### TASK INPUT ###

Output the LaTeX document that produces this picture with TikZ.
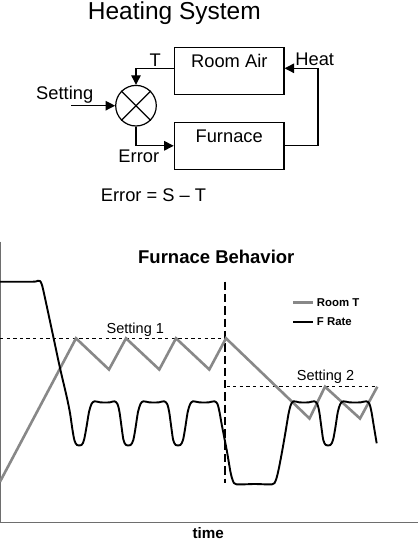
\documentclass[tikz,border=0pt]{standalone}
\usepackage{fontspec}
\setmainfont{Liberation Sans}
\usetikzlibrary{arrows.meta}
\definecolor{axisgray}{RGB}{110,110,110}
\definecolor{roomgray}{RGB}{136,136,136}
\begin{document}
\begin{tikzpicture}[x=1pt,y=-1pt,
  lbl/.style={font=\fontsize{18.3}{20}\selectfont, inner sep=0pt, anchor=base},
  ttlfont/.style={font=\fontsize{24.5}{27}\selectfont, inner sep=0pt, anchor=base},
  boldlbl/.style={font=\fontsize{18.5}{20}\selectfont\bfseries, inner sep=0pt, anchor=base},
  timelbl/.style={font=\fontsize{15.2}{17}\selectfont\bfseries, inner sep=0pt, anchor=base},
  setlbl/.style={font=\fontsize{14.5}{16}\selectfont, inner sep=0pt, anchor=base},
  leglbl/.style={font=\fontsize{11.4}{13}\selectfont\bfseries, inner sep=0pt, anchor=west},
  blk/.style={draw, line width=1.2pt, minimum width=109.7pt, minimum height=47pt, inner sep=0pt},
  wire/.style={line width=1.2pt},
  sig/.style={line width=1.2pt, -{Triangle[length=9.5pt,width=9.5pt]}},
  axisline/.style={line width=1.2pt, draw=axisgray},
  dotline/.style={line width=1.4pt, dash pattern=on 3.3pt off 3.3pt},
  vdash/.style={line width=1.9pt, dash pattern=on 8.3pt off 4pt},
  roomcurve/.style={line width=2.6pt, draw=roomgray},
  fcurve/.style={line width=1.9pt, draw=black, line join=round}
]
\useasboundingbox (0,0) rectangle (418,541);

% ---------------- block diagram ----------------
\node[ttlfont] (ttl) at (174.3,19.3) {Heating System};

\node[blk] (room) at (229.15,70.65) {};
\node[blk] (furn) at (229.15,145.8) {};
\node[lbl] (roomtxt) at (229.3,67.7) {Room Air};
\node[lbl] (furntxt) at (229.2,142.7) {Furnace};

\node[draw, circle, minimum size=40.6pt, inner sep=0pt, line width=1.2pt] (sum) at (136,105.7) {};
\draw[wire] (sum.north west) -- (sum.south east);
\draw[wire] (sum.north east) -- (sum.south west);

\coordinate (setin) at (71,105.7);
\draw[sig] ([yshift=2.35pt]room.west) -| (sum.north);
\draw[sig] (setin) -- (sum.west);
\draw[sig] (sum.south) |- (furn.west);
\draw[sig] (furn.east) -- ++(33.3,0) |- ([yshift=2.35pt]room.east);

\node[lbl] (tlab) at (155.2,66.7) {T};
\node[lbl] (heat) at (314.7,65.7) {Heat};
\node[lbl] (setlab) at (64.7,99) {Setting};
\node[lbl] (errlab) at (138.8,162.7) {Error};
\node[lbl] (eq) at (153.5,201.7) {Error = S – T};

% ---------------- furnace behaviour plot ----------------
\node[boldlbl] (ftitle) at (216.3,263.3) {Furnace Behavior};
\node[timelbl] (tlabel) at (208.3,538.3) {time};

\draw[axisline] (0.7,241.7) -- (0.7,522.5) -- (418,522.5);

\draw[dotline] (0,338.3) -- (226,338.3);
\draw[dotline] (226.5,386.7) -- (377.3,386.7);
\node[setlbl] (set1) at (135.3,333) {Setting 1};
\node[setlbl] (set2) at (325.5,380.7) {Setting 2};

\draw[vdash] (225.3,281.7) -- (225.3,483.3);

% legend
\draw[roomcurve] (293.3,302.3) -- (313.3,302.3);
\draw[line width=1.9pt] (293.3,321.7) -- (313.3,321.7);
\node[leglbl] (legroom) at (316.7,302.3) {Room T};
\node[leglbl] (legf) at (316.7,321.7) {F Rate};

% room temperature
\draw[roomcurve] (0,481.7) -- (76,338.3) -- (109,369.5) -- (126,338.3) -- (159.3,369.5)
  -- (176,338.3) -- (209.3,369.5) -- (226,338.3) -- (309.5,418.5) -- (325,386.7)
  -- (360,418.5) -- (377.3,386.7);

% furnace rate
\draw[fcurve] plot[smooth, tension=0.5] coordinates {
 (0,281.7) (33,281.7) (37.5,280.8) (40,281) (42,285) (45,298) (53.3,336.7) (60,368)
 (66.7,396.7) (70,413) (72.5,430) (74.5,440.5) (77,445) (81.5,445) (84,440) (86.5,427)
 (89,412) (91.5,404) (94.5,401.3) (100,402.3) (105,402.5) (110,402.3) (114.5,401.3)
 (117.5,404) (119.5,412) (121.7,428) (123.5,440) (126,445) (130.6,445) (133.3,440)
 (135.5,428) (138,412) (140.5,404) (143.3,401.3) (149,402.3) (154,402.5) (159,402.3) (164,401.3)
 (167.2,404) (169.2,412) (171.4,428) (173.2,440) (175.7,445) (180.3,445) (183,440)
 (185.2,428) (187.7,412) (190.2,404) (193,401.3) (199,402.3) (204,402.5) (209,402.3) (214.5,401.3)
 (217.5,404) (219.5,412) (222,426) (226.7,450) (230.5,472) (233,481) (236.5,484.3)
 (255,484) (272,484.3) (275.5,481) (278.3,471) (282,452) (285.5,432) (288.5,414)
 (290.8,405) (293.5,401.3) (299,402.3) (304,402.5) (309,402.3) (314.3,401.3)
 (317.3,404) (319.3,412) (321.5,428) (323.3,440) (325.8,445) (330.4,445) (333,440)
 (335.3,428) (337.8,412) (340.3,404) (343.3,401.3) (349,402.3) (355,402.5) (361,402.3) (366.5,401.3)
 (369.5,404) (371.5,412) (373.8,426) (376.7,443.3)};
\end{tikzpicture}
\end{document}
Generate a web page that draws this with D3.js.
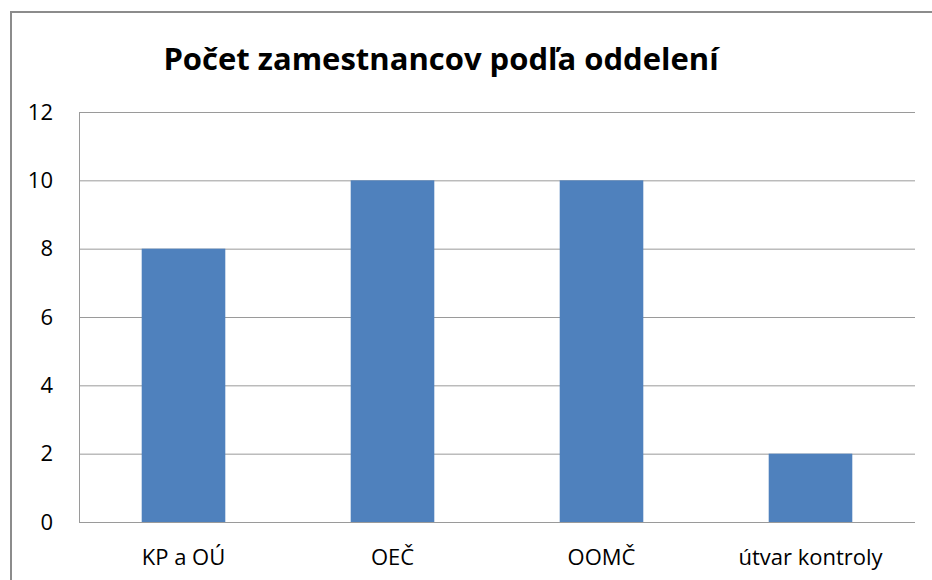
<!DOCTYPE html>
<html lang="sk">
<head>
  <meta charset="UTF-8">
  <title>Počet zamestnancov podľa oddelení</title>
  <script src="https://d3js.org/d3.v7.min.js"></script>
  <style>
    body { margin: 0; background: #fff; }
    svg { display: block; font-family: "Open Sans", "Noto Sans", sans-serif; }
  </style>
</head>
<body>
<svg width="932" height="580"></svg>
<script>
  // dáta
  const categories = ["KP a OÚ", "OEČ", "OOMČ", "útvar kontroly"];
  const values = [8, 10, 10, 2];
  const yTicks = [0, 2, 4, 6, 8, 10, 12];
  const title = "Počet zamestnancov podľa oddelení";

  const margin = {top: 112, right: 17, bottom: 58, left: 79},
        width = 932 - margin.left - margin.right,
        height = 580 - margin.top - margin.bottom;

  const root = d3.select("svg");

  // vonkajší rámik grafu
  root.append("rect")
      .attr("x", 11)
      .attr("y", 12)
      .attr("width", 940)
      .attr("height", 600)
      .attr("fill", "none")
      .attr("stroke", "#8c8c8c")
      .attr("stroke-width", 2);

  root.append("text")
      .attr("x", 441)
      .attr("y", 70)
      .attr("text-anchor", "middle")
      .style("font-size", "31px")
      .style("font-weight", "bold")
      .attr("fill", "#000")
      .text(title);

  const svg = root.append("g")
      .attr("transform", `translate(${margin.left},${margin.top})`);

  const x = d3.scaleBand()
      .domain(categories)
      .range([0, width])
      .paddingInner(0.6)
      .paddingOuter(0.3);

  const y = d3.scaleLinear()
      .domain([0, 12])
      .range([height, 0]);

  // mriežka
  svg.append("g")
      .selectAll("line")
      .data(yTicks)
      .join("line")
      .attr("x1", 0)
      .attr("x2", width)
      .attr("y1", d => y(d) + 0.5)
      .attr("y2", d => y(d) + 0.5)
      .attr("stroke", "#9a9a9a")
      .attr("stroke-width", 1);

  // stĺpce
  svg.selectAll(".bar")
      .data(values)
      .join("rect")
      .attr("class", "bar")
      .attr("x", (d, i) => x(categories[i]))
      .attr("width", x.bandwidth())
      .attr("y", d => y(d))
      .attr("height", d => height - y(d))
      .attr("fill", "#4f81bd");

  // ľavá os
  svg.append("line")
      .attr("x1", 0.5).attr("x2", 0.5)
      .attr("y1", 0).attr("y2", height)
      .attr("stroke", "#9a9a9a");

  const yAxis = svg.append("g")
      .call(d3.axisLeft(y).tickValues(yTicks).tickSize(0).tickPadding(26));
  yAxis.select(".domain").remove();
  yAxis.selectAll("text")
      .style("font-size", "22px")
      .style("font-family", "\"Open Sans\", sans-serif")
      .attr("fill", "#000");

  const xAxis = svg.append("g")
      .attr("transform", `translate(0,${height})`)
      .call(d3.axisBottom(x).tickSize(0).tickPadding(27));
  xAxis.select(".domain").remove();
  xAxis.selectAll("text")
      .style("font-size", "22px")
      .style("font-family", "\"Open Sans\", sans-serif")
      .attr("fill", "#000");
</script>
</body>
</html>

###

WRITTEN INSTRUCTION:
Check each line of the records for the word "with" and extract those that contain it.

RESPONSE:
Output the LaTeX document that produces this picture with TikZ.
Generate a web page that draws this with D3.js.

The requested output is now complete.